Liquids freeze faster in open containers?

Hello all!

Yesterday we were cleaning out the fridge, and while doing so we put all the fridge content on our balcony, to keep it cold. It’s about -10 degrees Celcius outside.

The content included, among other things, three packages of milk (“paper-boxes”), and two packages of tomato soup, same kind of “paper-box” (Tetrapak?). One of the milk packages had been opened, as well as one of the soup packages.

Today when I went to pick up our food from the balcony (yes, we were lazy!) I was not surprised to find that most items were now frozen solid, but what surprised me was that:

  1. The milk that had been opened (but was allmost full) was frozen solid, while both (identical) unopened milk packages was still in liquid form.
  2. The soup that was opened (and almost full) was also frozen solid, while its identical unopened package also was still in liquid form.

How do I explain this? My theories are:

  1. The opened containers had slightly less content
  2. The opened containers had slightly more air movement inside them
  3. The unopened containers might have a tiny bit of underpressure in them

But even theory 1+2+3 does not explain the big difference between frozen solid and “practically liquid”.

Please help me explain this!

Ola / Sweden

My guess: #1 would help, #2 understates the situation and there is a great deal more movement inside that includes exchanging air and vapor with the outdoors, #2 also allows for evaporation to help lower the temperature, and #3 does not matter.

Combine 1 and 2. The open containers, even if totally unused, will have less content, as some evaporates.

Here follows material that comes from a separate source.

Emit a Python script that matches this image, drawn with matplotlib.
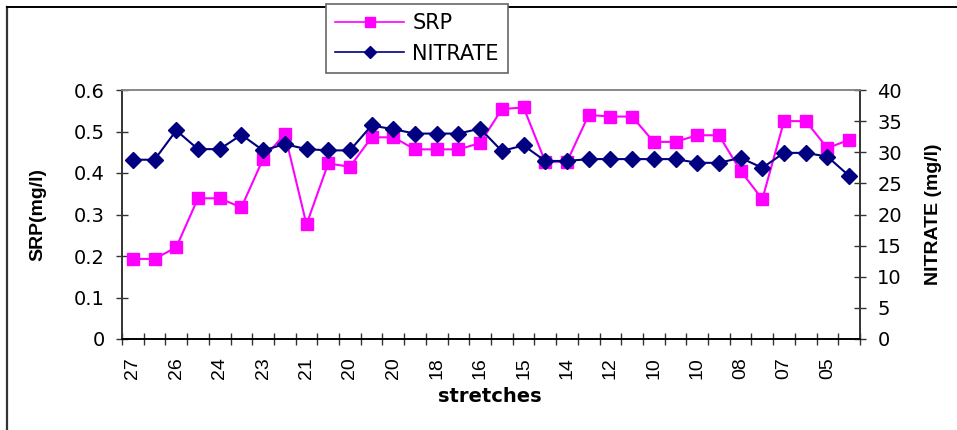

More importantly just a little evaporation cools the liquid a lot. In the closed containers what little air there is has all the vapor it can take, in the open containers the vapor can escape.

3 is backwards. The packages you reference don’t have a pressure difference when sealed and have very little or no air in them. The liquid will be at its densest in your fridge at -4 C, and putting them outside will cause the liquid to expand, creating higher pressure, and keeping them, to some extent, from freezing.

Opening the containers though would release that pressure and the content would be free to crystallise, which is what you can get with a bottle of water left for just the right time in the freezer. So I’m actually just reiterating what Napier said: an open container freezes a lot faster because of evaporation. Even with a close to freezing liquid evaporation carries away a lot of heat.

Of course, none of this takes into consideration how you define “almost full”.

Oh, and I think the word you were looking for, for “paper-boxes”, is “carton”. As in milk carton.